On (not) being a Clementine
Remember I mentioned a new favorite movie in my last post? “Eternal Sunshine of the Spotless Mind”. I watched it this past Saturday after watching probably 20 analyses. Knowing what I’d see didn’t take away from the experience of actually watching it. I’d wager to say that I wouldn’t have understood jack shit if it weren’t for the plot being explained to me beforehand.
I related to Joel but wanted to be Clementine.
Throughout my life, I have emulated real people and fictional characters I liked. Like, transplanted the majority of their traits onto myself. At first I’d do that to gain outside acceptance. Over time, I began to strive towards transcending normalcy and achieving admiration and adoration.
Watching Clementine, I felt the exactly how I’d felt with each past idol of mine. I fell head over heels in love with what I was seeing. She wasn’t trying to be normal like I’d spent my life doing.
Apparently, she fits the profile of somebody with Borderline Personality Disorder.
I have a suspicion that I might have it, myself. I lack personal boundaries; tend towards codependency and impulse spending. I, like Clementine, can’t tell what I like from one moment to the next. My relationships are usually either turbulent, or non-existent; they both begin and end abruptly. I’m constantly torn between extremes. I feel boring but at the same time, think I can be quite intriguing and complicated. My self-image fluctuates from hour to hour.
I genuinely feel trapped in my stable-seeming life and desperately crave variety. I take up hobbies only to drop them right away. I, uh, define myself by externals – the way I look, the things I do. I put extreme pressure on myself to perform well because I take not doing well at any given thing, really, as a failure; and my hobbies are basically non-existent because I feel like I’m never going to excel, so, as I wrote in my previous entry, what’s the fucking point.
About Clementine again, she’s reckless and chaotic. Watching her, I thought, “I want to be like that”. I thought, “More traits I can collect to ascend to that next level”. I thought, “Maybe I should change my hair; maybe I should start dressing extravagantly and act nonchalantly”. Then I realized that, with my lack of a friend group and the impending country-wide lockdown, I have literally no one to impress. And I can’t fool myself because I’m the actor and the spectator at the same time.

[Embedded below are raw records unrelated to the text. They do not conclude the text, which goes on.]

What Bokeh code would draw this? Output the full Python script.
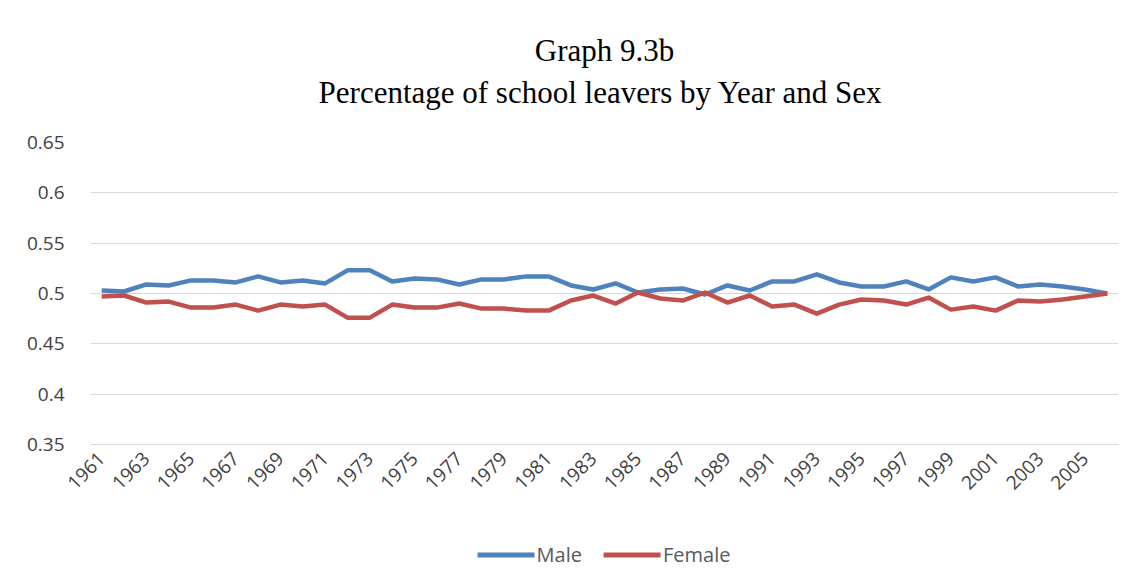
import math
from bokeh.plotting import figure
from bokeh.layouts import column
from bokeh.models import FixedTicker, Legend, LegendItem, Title, Range1d
from bokeh.embed import file_html
from bokeh.resources import INLINE

years = list(range(1961, 2007))
male = [0.503, 0.502, 0.509, 0.508, 0.513, 0.513, 0.511, 0.517, 0.511, 0.513,
        0.510, 0.523, 0.523, 0.512, 0.515, 0.514, 0.509, 0.514, 0.514, 0.517,
        0.517, 0.508, 0.504, 0.510, 0.501, 0.504, 0.505, 0.499, 0.508, 0.503,
        0.512, 0.512, 0.519, 0.511, 0.507, 0.507, 0.512, 0.504, 0.516, 0.512,
        0.516, 0.507, 0.509, 0.507, 0.504, 0.500]
female = [0.497, 0.498, 0.491, 0.492, 0.486, 0.486, 0.489, 0.483, 0.489, 0.487,
          0.489, 0.476, 0.476, 0.489, 0.486, 0.486, 0.490, 0.485, 0.485, 0.483,
          0.483, 0.493, 0.498, 0.490, 0.501, 0.495, 0.493, 0.501, 0.491, 0.498,
          0.487, 0.489, 0.480, 0.489, 0.494, 0.493, 0.489, 0.496, 0.484, 0.487,
          0.483, 0.493, 0.492, 0.494, 0.497, 0.500]
y_ticks = [0.35, 0.4, 0.45, 0.5, 0.55, 0.6, 0.65]
y_labels = ["0.35", "0.4", "0.45", "0.5", "0.55", "0.6", "0.65"]
x_ticks = list(range(1961, 2006, 2))
title_1 = "Graph 9.3b"
title_2 = "Percentage of school leavers  by Year and Sex"

MALE_COLOR = "#4f81bd"
FEMALE_COLOR = "#c0504d"

p = figure(frame_width=1028, frame_height=302,
           x_range=Range1d(1960.5, 2006.5), y_range=Range1d(0.35, 0.65),
           output_backend="svg", toolbar_location=None,
           min_border_left=90, min_border_right=11, min_border_top=142,
           min_border_bottom=85, title=None)
p.outline_line_color = None
p.background_fill_color = "white"
p.border_fill_color = "white"

label_font = "Open Sans"
label_color = "#404040"

p.xaxis.ticker = FixedTicker(ticks=x_ticks)
p.xaxis.major_label_orientation = math.pi / 4
p.xaxis.major_tick_line_color = None
p.xaxis.minor_tick_line_color = None
p.xaxis.axis_line_color = "#d9d9d9"
p.xaxis.major_label_text_font = label_font
p.xaxis.major_label_text_font_size = "19px"
p.xaxis.major_label_text_color = label_color

p.yaxis.ticker = FixedTicker(ticks=y_ticks)
p.yaxis.major_label_overrides = {t: l for t, l in zip(y_ticks, y_labels)}
p.yaxis.major_tick_line_color = None
p.yaxis.minor_tick_line_color = None
p.yaxis.axis_line_color = None
p.yaxis.major_label_text_font = label_font
p.yaxis.major_label_text_font_size = "19px"
p.yaxis.major_label_text_color = label_color
p.yaxis.major_label_standoff = 20

p.xgrid.grid_line_color = None
p.ygrid.grid_line_color = "#d9d9d9"
p.ygrid.grid_line_width = 1

p.line(years, male, line_color=MALE_COLOR, line_width=4.5, line_join="round")
p.line(years, female, line_color=FEMALE_COLOR, line_width=4.5, line_join="round")

t2 = Title(text=title_2, align="center", text_font="Liberation Serif",
           text_font_size="31px", text_font_style="normal", text_color="black",
           standoff=66)
t1 = Title(text=title_1, align="center", text_font="Liberation Serif",
           text_font_size="31px", text_font_style="normal", text_color="black",
           standoff=-56)
p.add_layout(t2, "above")
p.add_layout(t1, "above")

# legend strip below the chart
lg = figure(width=1129, height=50, x_range=Range1d(1960.5, 2006.5),
            y_range=Range1d(10, 11), output_backend="svg",
            toolbar_location=None, x_axis_type=None, y_axis_type=None,
            min_border_left=2, min_border_right=0, min_border_top=0,
            min_border_bottom=0, title=None)
lg.outline_line_color = None
lg.grid.grid_line_color = None
lr_m = lg.line(years, male, line_color=MALE_COLOR, line_width=5, line_cap="round")
lr_f = lg.line(years, female, line_color=FEMALE_COLOR, line_width=5, line_cap="round")
legend = Legend(items=[LegendItem(label="Male", renderers=[lr_m]),
                       LegendItem(label="Female", renderers=[lr_f])],
                orientation="horizontal", location="center",
                label_text_font=label_font, label_text_font_size="20px",
                label_text_color="#595959", glyph_width=57, glyph_height=20,
                spacing=22, label_standoff=2, border_line_color=None,
                background_fill_alpha=0, margin=0, padding=4)
lg.add_layout(legend, "center")

layout = column(p, lg, spacing=0)
open("out.html", "w").write(file_html(layout, INLINE))
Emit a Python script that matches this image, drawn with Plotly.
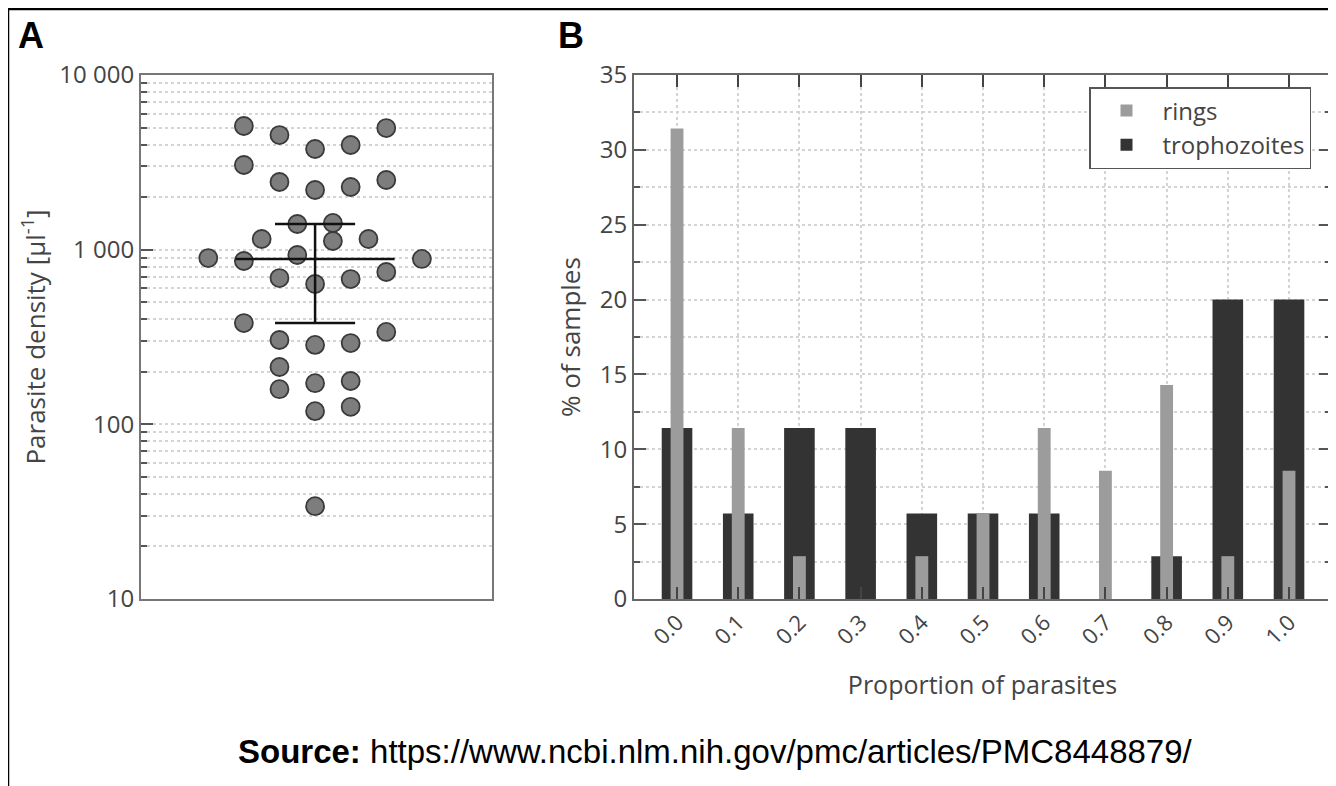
import numpy as np
import plotly.graph_objects as go

# ---------------- Panel A data ----------------
densities = [5105, 4530, 3770, 3975, 4970, 3053, 2440, 2196, 2284, 2505,
             1403, 1422, 1151, 1121, 1151, 895, 861, 932, 885, 745,
             688, 636, 679, 380, 338, 304, 285, 292, 213, 159,
             172, 177, 119, 126, 34]
swarm_slot = [-4, -2, 0, 2, 4, -4, -2, 0, 2, 4,
              -1, 1, -3, 1, 3, -6, -4, -1, 6, 4,
              -2, 0, 2, -4, 4, -2, 0, 2, -2, -2,
              0, 2, 0, 2, 0]
a_ticks = [10, 100, 1000, 10000]
a_ticklabels = ["10", "100", "1 000", "10 000"]

# ---------------- Panel B data ----------------
proportions = [0.0, 0.1, 0.2, 0.3, 0.4, 0.5, 0.6, 0.7, 0.8, 0.9, 1.0]
prop_labels = ["0.0", "0.1", "0.2", "0.3", "0.4", "0.5", "0.6", "0.7", "0.8", "0.9", "1.0"]
rings = [31.43, 11.43, 2.86, 0.0, 2.86, 5.71, 11.43, 8.57, 14.29, 2.86, 8.57]
trophozoites = [11.43, 5.71, 11.43, 11.43, 5.71, 5.71, 5.71, 0.0, 2.86, 20.0, 20.0]

# median and 95% CI of median (rank based)
vals = np.sort(np.array(densities, dtype=float))
n = len(vals)
med = float(np.median(vals))
lo_rank = int(round(n / 2 - 1.96 * np.sqrt(n) / 2))
hi_rank = int(round(1 + n / 2 + 1.96 * np.sqrt(n) / 2))
ci_lo = float(vals[lo_rank - 1])
ci_hi = float(vals[hi_rank - 1])

W, H = 1336, 786
OFF = 8  # page body margin
def px(x): return (x - OFF) / W
def py(y): return 1 - (y - OFF) / H

FONT = "Open Sans"
TXT = "#444444"
GRID = "#d4d4d4"

fig = go.Figure()

# Panel A scatter
fig.add_trace(go.Scatter(
    x=swarm_slot, y=densities, mode="markers", xaxis="x", yaxis="y",
    marker=dict(size=18, color="#7d7d7d", line=dict(color="#3a3a3a", width=1.8)),
    showlegend=False, hoverinfo="y"))

# median + CI lines
line_style = dict(color="#111111", width=2.5)
fig.add_trace(go.Scatter(x=[-4.47, 4.47], y=[med, med], mode="lines", line=line_style,
                         xaxis="x", yaxis="y", showlegend=False, hoverinfo="skip"))
fig.add_trace(go.Scatter(x=[-2.25, 2.25], y=[ci_hi, ci_hi], mode="lines", line=line_style,
                         xaxis="x", yaxis="y", showlegend=False, hoverinfo="skip"))
fig.add_trace(go.Scatter(x=[-2.25, 2.25], y=[ci_lo, ci_lo], mode="lines", line=line_style,
                         xaxis="x", yaxis="y", showlegend=False, hoverinfo="skip"))
fig.add_trace(go.Scatter(x=[0, 0], y=[ci_lo, ci_hi], mode="lines", line=line_style,
                         xaxis="x", yaxis="y", showlegend=False, hoverinfo="skip"))

# Panel B bars
fig.add_trace(go.Bar(x=proportions, y=trophozoites, width=0.05, name="trophozoites",
                     marker=dict(color="#333333", line=dict(width=0)),
                     xaxis="x2", yaxis="y2"))
fig.add_trace(go.Bar(x=proportions, y=rings, width=0.021, name="rings",
                     marker=dict(color="#9c9c9c", line=dict(width=0)),
                     xaxis="x2", yaxis="y2"))

minor_a = [m * 10 ** k for k in range(1, 4) for m in range(2, 10)]

fig.update_layout(
    template="none",
    width=W, height=H,
    margin=dict(l=0, r=0, t=0, b=0, pad=0),
    paper_bgcolor="white", plot_bgcolor="white",
    font=dict(family=FONT, color=TXT, size=22),
    barmode="overlay",
    xaxis=dict(domain=[px(141), px(492)], range=[-9.78, 9.94], anchor="y",
               showticklabels=False, ticks="", showgrid=False, zeroline=False,
               automargin=False,
               showline=True, linecolor="#777777", linewidth=2, mirror=True),
    yaxis=dict(domain=[py(599), py(75)], type="log", range=[1, 4], anchor="x",
               automargin=False,
               tickvals=a_ticks, ticktext=a_ticklabels,
               ticks="inside", ticklen=12, tickwidth=2, tickcolor="#555555",
               tickfont=dict(size=24, color=TXT),
               showgrid=True, gridcolor=GRID, griddash="dot", gridwidth=1.5,
               minor=dict(tickvals=minor_a, ticks="inside", ticklen=6, tickwidth=2,
                          tickcolor="#555555", showgrid=True, gridcolor=GRID,
                          griddash="dot", gridwidth=1.5),
               showline=True, linecolor="#777777", linewidth=2, mirror=True,
               zeroline=False,
               title=dict(text="Parasite density [µl<sup>-1</sup>]",
                          font=dict(size=26, color=TXT), standoff=6)),
    xaxis2=dict(domain=[px(634), px(1331)], range=[-0.0703, 1.0686], anchor="y2",
                automargin=False,
                tickvals=proportions, ticktext=prop_labels, tickangle=-45,
                ticks="inside", ticklen=12, tickwidth=2, tickcolor="#444444",
                tickfont=dict(size=22, color=TXT),
                showgrid=True, gridcolor=GRID, griddash="dot", gridwidth=1.5,
                showline=True, linecolor="#666666", linewidth=2, mirror="ticks",
                zeroline=False,
                title=dict(text="Proportion of parasites", font=dict(size=25, color=TXT),
                           standoff=27)),
    yaxis2=dict(domain=[py(599), py(75)], range=[0, 35], dtick=5, anchor="x2",
                automargin=False,
                ticks="inside", ticklen=12, tickwidth=2, tickcolor="#555555",
                tickfont=dict(size=24, color=TXT),
                showgrid=True, gridcolor=GRID, griddash="dot", gridwidth=1.5,
                minor=dict(dtick=2.5, ticks="inside", ticklen=6, tickwidth=2,
                           tickcolor="#555555", showgrid=True, gridcolor=GRID,
                           griddash="dot", gridwidth=1.5),
                showline=True, linecolor="#666666", linewidth=2, mirror="ticks",
                zeroline=False,
                title=dict(text="% of samples", font=dict(size=26, color=TXT), standoff=12)),
    legend=dict(x=px(1089), y=py(87), xanchor="left", yanchor="top",
                bordercolor="#555555", borderwidth=1.5, bgcolor="white",
                traceorder="reversed", font=dict(size=24, color=TXT),
                itemwidth=62, tracegroupgap=0),
    showlegend=True,
)

fig.add_annotation(text="<b>A</b>", x=px(16), y=py(35), xref="paper", yref="paper",
                   xanchor="left", yanchor="middle", showarrow=False,
                   font=dict(family="Liberation Sans, Arial", size=36, color="black"))
fig.add_annotation(text="<b>B</b>", x=px(556), y=py(35), xref="paper", yref="paper",
                   xanchor="left", yanchor="middle", showarrow=False,
                   font=dict(family="Liberation Sans, Arial", size=36, color="black"))
fig.add_annotation(text="<b>Source:</b> https://www.ncbi.nlm.nih.gov/pmc/articles/PMC8448879/",
                   x=px(715), y=py(751), xref="paper", yref="paper",
                   xanchor="center", yanchor="middle", showarrow=False,
                   font=dict(family="Liberation Sans, Arial", size=33, color="black"))

fig.add_shape(type="rect", xref="paper", yref="paper",
              x0=px(8), x1=px(1333), y0=-0.05, y1=py(9),
              line=dict(color="black", width=2.5), fillcolor="rgba(0,0,0,0)", layer="above")

fig.write_html("out.html")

I have a type of person I emulate. They’re always much more extroverted than I naturally am. I’m a social opportunist. I play an extrovert at large gatherings but on a day to day basis, I prefer to be left a l o n e (whilst bemoaning my lack of company). I like people and characters that have street smarts rather than books smarts; I gravitate to unconventional appearances, worldviews and attitudes. The sad thing is, I’m hyper aware of my character flaws, terribly conservative and practical and anticipate everything that could go ever go wrong; meaning I’ll never be as free of a spirit as Clementine is. I’m the antithesis of what impresses me. My self-expression is becoming more constricted over time as I try to be a high-functioning whatever.
Maybe it’s for my own good.
My pragmatism doesn’t allow me to get blackout-drunk and wreck people’s property. My self-awareness doesn’t allow me to not work on what I know is wrong with me (as with Clementine’s hinted-at alcoholism and unhealthy relationship patterns, as well as her lack of self-confidence).
And while I wish I could be careless, reckless, chaotic and non-apologetic about all of these, I know that it’d be harmful because that’s what I used to be like before I was forced to change to get by…
But why does practicality and putting a lid on my emotions, wants, needs and self-expression feel so terribly wrong?!...
I know Clementine, as a fictional character, is free to do all these harmful things and never grow out of her self-destructive ways. I can romanticize her dysfunction, clad in beauty and shocking color. I’m a living person. I have to live with the consequences of letting my brokenness damage the world around me. I’m forced to grow from what’s wrong with me by circumstance but I also have a luxury no fictional character has: agency. I can decide for myself.
P.S.: it feels great having a fictional character for a substitute for my ex-favorite person! A fictional character hasn’t and can’t hurt you, thus has no power over you. They’re just a reference point and a mirror you can use to analyze yourself without actually hurting anyone.